Sure enough, this album is worth buying. It's Lupe, after all! From the singles that were released, 'The Show Goes On' and 'Words I Never Said', I was expecting something quite edgy and moody from Lupe, however when I listened to 'Lasers' this was far from what I expected. If you're a Lupe fan, you probably know the history towards the eventual release of 'Lasers' - Atlantic Records was going to prevent him from releasing this, but after all the fan support the record label had no option but allow it to be made.
Consequently, the album is ultimately a quite radical direction from Lupe, possibly because of the intervening of the company forcing him to make his music 'appeal to the crowd' (in other words, become more mainstream). An example is arguably the worst track on the LP, 'State Run Radio', which sounds nothing like Lupe would have made and, while the production is stellar on this track and the rest of the album, has too much of a dance-pop feel. The chorus is embarrassing for an artist that once maintained mainstream popularity whilst staying true to its roots, and 'Lasers' has an abundance of them.
Another track that divides my opinion is 'Break the Chain'. The production is stark and dark, and Eric Turner turns a repetitive chorus into something that is quite haunting to listen to. But again, this has a different sound to anything Lupe has done before. You wouldn't find this kind of track on his previous classics, such as The Cool and Food and Liquor.

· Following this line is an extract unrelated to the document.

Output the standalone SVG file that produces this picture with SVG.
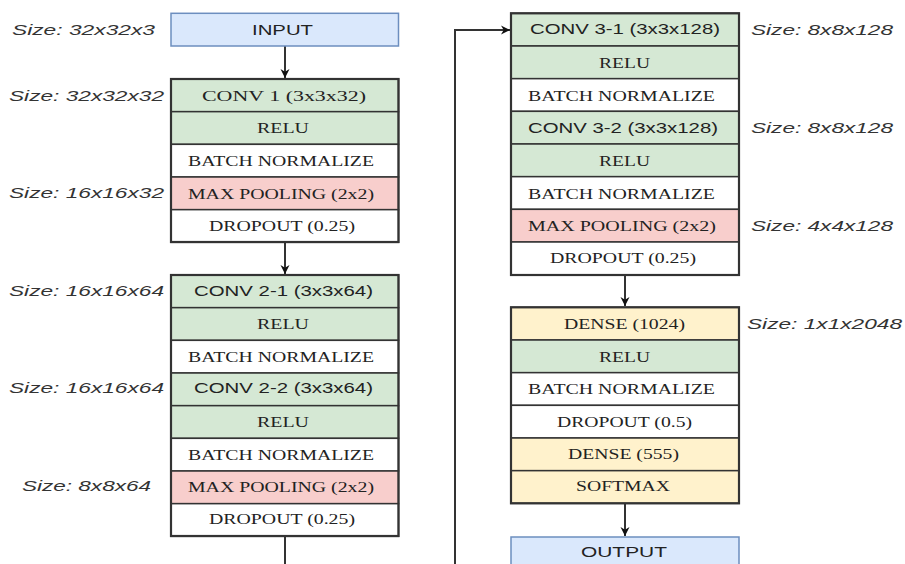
<svg xmlns="http://www.w3.org/2000/svg" width="905" height="564" viewBox="0 0 905 564">
<style>
.bg{fill:#ffffff}
.c{stroke:#333333;stroke-width:1.5}
.g{fill:#d5e8d4}
.w{fill:#ffffff}
.r{fill:#f8cecc}
.y{fill:#fff2cc}
.b{fill:#dae8fc;stroke:#6c8ebf;stroke-width:1.5}
.frame{fill:none;stroke:#333333;stroke-width:2.2}
text{fill:#222222}
.t{font-family:"Liberation Serif","Times New Roman",serif;font-size:15.5px}
.s{font-family:"Liberation Sans",Arial,sans-serif;font-size:14px}
.l{font-family:"Liberation Sans",Arial,sans-serif;font-size:14px;font-style:italic;fill:#333333}
.con{fill:none;stroke:#333333;stroke-width:2}
</style>
<defs>
<marker id="ah" viewBox="0 0 10 10" refX="10" refY="5" markerWidth="9" markerHeight="10" markerUnits="userSpaceOnUse" orient="auto">
<path d="M0,0 L10,5 L0,10 L3,5 Z" fill="#111111"/>
</marker>
</defs>
<rect class="bg" x="0" y="0" width="905" height="564"/>

<g id="connectors">
<path class="con" d="M285,46 V78" marker-end="url(#ah)"/>
<path class="con" d="M285,242 V274" marker-end="url(#ah)"/>
<path class="con" d="M285,536 V600 H455 V30 H510" marker-end="url(#ah)"/>
<path class="con" d="M625,275 V306" marker-end="url(#ah)"/>
<path class="con" d="M625,503.3 V536" marker-end="url(#ah)"/>
</g>

<g id="input">
<rect class="b" x="171" y="13.3" width="227.5" height="32.7"/>
<text class="s" x="252" y="35" textLength="61" lengthAdjust="spacingAndGlyphs">INPUT</text>
</g>
<text class="l" x="12" y="35" textLength="143" lengthAdjust="spacingAndGlyphs">Size: 32x32x3</text>

<g id="block1">
<g id="conv1"><rect class="c g" x="171" y="79" width="227.5" height="32.67"/><text class="t" x="202" y="101" textLength="164" lengthAdjust="spacingAndGlyphs">CONV 1 (3x3x32)</text></g>
<g id="relu1"><rect class="c g" x="171" y="111.67" width="227.5" height="32.67"/><text class="t" x="257" y="132.5" textLength="52" lengthAdjust="spacingAndGlyphs">RELU</text></g>
<g id="bn1"><rect class="c w" x="171" y="144.33" width="227.5" height="32.67"/><text class="t" x="188" y="165.5" textLength="186" lengthAdjust="spacingAndGlyphs">BATCH NORMALIZE</text></g>
<g id="pool1"><rect class="c r" x="171" y="177" width="227.5" height="32.67"/><text class="t" x="188" y="198.5" textLength="186" lengthAdjust="spacingAndGlyphs">MAX POOLING (2x2)</text></g>
<g id="drop1"><rect class="c w" x="171" y="209.67" width="227.5" height="32.67"/><text class="t" x="209" y="231" textLength="146" lengthAdjust="spacingAndGlyphs">DROPOUT (0.25)</text></g>
<rect class="frame" x="171" y="79" width="227.5" height="163"/>
</g>
<text class="l" x="9" y="101" textLength="155" lengthAdjust="spacingAndGlyphs">Size: 32x32x32</text>
<text class="l" x="9" y="198" textLength="155" lengthAdjust="spacingAndGlyphs">Size: 16x16x32</text>

<g id="block2">
<g id="conv21"><rect class="c g" x="171" y="275" width="227.5" height="32.67"/><text class="s" x="194" y="296" textLength="179" lengthAdjust="spacingAndGlyphs">CONV 2-1 (3x3x64)</text></g>
<g id="relu21"><rect class="c g" x="171" y="307.67" width="227.5" height="32.67"/><text class="t" x="257" y="328.5" textLength="52" lengthAdjust="spacingAndGlyphs">RELU</text></g>
<g id="bn21"><rect class="c w" x="171" y="340.33" width="227.5" height="32.67"/><text class="t" x="188" y="361.5" textLength="186" lengthAdjust="spacingAndGlyphs">BATCH NORMALIZE</text></g>
<g id="conv22"><rect class="c g" x="171" y="373" width="227.5" height="32.67"/><text class="s" x="194" y="393" textLength="179" lengthAdjust="spacingAndGlyphs">CONV 2-2 (3x3x64)</text></g>
<g id="relu22"><rect class="c g" x="171" y="405.67" width="227.5" height="32.67"/><text class="t" x="257" y="426.5" textLength="52" lengthAdjust="spacingAndGlyphs">RELU</text></g>
<g id="bn22"><rect class="c w" x="171" y="438.33" width="227.5" height="32.67"/><text class="t" x="188" y="459.5" textLength="186" lengthAdjust="spacingAndGlyphs">BATCH NORMALIZE</text></g>
<g id="pool2"><rect class="c r" x="171" y="471" width="227.5" height="32.67"/><text class="t" x="188" y="491.5" textLength="186" lengthAdjust="spacingAndGlyphs">MAX POOLING (2x2)</text></g>
<g id="drop2"><rect class="c w" x="171" y="503.67" width="227.5" height="32.67"/><text class="t" x="209" y="523.5" textLength="146" lengthAdjust="spacingAndGlyphs">DROPOUT (0.25)</text></g>
<rect class="frame" x="171" y="275" width="227.5" height="261"/>
</g>
<text class="l" x="9" y="296" textLength="155" lengthAdjust="spacingAndGlyphs">Size: 16x16x64</text>
<text class="l" x="9" y="393" textLength="155" lengthAdjust="spacingAndGlyphs">Size: 16x16x64</text>
<text class="l" x="22" y="491" textLength="129" lengthAdjust="spacingAndGlyphs">Size: 8x8x64</text>

<g id="block3">
<g id="conv31"><rect class="c g" x="511" y="13.3" width="228" height="32.67"/><text class="s" x="530" y="34" textLength="190" lengthAdjust="spacingAndGlyphs">CONV 3-1 (3x3x128)</text></g>
<g id="relu31"><rect class="c g" x="511" y="46" width="228" height="32.67"/><text class="t" x="599" y="67.5" textLength="51" lengthAdjust="spacingAndGlyphs">RELU</text></g>
<g id="bn31"><rect class="c w" x="511" y="78.67" width="228" height="32.67"/><text class="t" x="528" y="100.5" textLength="187" lengthAdjust="spacingAndGlyphs">BATCH NORMALIZE</text></g>
<g id="conv32"><rect class="c g" x="511" y="111.33" width="228" height="32.67"/><text class="s" x="528" y="133" textLength="190" lengthAdjust="spacingAndGlyphs">CONV 3-2 (3x3x128)</text></g>
<g id="relu32"><rect class="c g" x="511" y="144" width="228" height="32.67"/><text class="t" x="599" y="165.5" textLength="51" lengthAdjust="spacingAndGlyphs">RELU</text></g>
<g id="bn32"><rect class="c w" x="511" y="176.67" width="228" height="32.67"/><text class="t" x="528" y="198.5" textLength="187" lengthAdjust="spacingAndGlyphs">BATCH NORMALIZE</text></g>
<g id="pool3"><rect class="c r" x="511" y="209.33" width="228" height="32.67"/><text class="t" x="528" y="230.5" textLength="188" lengthAdjust="spacingAndGlyphs">MAX POOLING (2x2)</text></g>
<g id="drop3"><rect class="c w" x="511" y="242" width="228" height="33"/><text class="t" x="550" y="263" textLength="146" lengthAdjust="spacingAndGlyphs">DROPOUT (0.25)</text></g>
<rect class="frame" x="511" y="13.3" width="228" height="261.7"/>
</g>
<text class="l" x="751" y="35" textLength="142" lengthAdjust="spacingAndGlyphs">Size: 8x8x128</text>
<text class="l" x="751" y="133" textLength="142" lengthAdjust="spacingAndGlyphs">Size: 8x8x128</text>
<text class="l" x="751" y="231" textLength="142" lengthAdjust="spacingAndGlyphs">Size: 4x4x128</text>

<g id="block4">
<g id="dense1"><rect class="c y" x="511" y="307.3" width="228" height="32.7"/><text class="t" x="564" y="328.5" textLength="121" lengthAdjust="spacingAndGlyphs">DENSE (1024)</text></g>
<g id="relu4"><rect class="c g" x="511" y="340" width="228" height="32.67"/><text class="t" x="599" y="361.5" textLength="51" lengthAdjust="spacingAndGlyphs">RELU</text></g>
<g id="bn4"><rect class="c w" x="511" y="372.67" width="228" height="32.67"/><text class="t" x="528" y="393.5" textLength="187" lengthAdjust="spacingAndGlyphs">BATCH NORMALIZE</text></g>
<g id="drop4"><rect class="c w" x="511" y="405.33" width="228" height="32.67"/><text class="t" x="557" y="426.5" textLength="135" lengthAdjust="spacingAndGlyphs">DROPOUT (0.5)</text></g>
<g id="dense2"><rect class="c y" x="511" y="438" width="228" height="32.67"/><text class="t" x="568" y="458.5" textLength="111" lengthAdjust="spacingAndGlyphs">DENSE (555)</text></g>
<g id="softmax"><rect class="c y" x="511" y="470.67" width="228" height="32.67"/><text class="t" x="576" y="490.5" textLength="94" lengthAdjust="spacingAndGlyphs">SOFTMAX</text></g>
<rect class="frame" x="511" y="307.3" width="228" height="196"/>
</g>
<text class="l" x="747" y="329" textLength="155" lengthAdjust="spacingAndGlyphs">Size: 1x1x2048</text>

<g id="output">
<rect class="b" x="511" y="537" width="228" height="40"/>
<text class="s" x="581" y="557" textLength="86" lengthAdjust="spacingAndGlyphs">OUTPUT</text>
</g>
</svg>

Despite this, there are many positives that save this album, and it is probably one of the strongest rap albums being released this year. One of my favourite tracks, 'All Black Everything', has the same signature sound and feel of the Old Lupe, with a wonderfully opulent Kanye West-type of production. There are signs that he is not a completely different rapper. 'The Show Goes On' proves the level of production found on 'Lasers', a crowding-pleasing lead single that comes off as a bit too 'poppy' but really works. 'Words I Never Said' is wonderful, with up-and-coming Skylar Grey offering a introspective but powerful hook that combines perfectly with Alex Da Kid's sound of hard drum beats and hallow-sounding production. 'Letting Go' sounds like it could have been on The Cool, despite the extremely annoying chorus undermining its production. 'Till I Get There' is great and reminds me of the Old Lupe and his early days. 'I Don't Wanna Go Right Now' continues to illustrate the album's direction towards dance themes and production. It works in this case, despite sounding extremely commercial and mainstream, only if it is because it has one of the best choruses on the album. Personally, I don't like 'Beautiful Lasers' - it is overproduced and the autotune chorus doesn't do it for me. It sounds too electronica for me as well (We gotta get back to hip hop, Lupe!). 'Coming Up!' has a good beat, but again, the sound itself is a little tame and is just too pop-sounding. The same can be said for 'Never Forget You'. While I really like John Legend, even he can't save the annoying chorus and sickly-sweet production and pop vibe.
It's funny how the last two songs, 'I'm Beaming' and 'Shining Down', are actually some of the best songs on the album. The songs were produced a while back when the future of 'Lasers' was uncertain, but they sound exactly like Lupe's previous work. The sound is classic Lupe. 'I'm Beaming' is futuristic and has a great hook, and despite being dance-inspired it doesn't sound like Lupe had to change his music style. 'Shining Down' features the excellent Matthew Santos, who contributes to an emotional and unforgettable chorus. It has a great build up and beat that should have been the blueprint to how 'Lasers' should have sounded like.
However, 'Lasers' should be applauded for even getting released considering how long it took for negotiations to be made, and despite the hold-ups and delays it has turned out not a complete disaster. It doesn't live up to the hype unfortunately, and is no doubt Lupe's worst album (I think the high expectations of others and myself should have had its long production delays and fights taken into account). But this is overall a very good, surprisingly pleasant rap album that will be far superior than anything most rap artists will come out with anytime soon.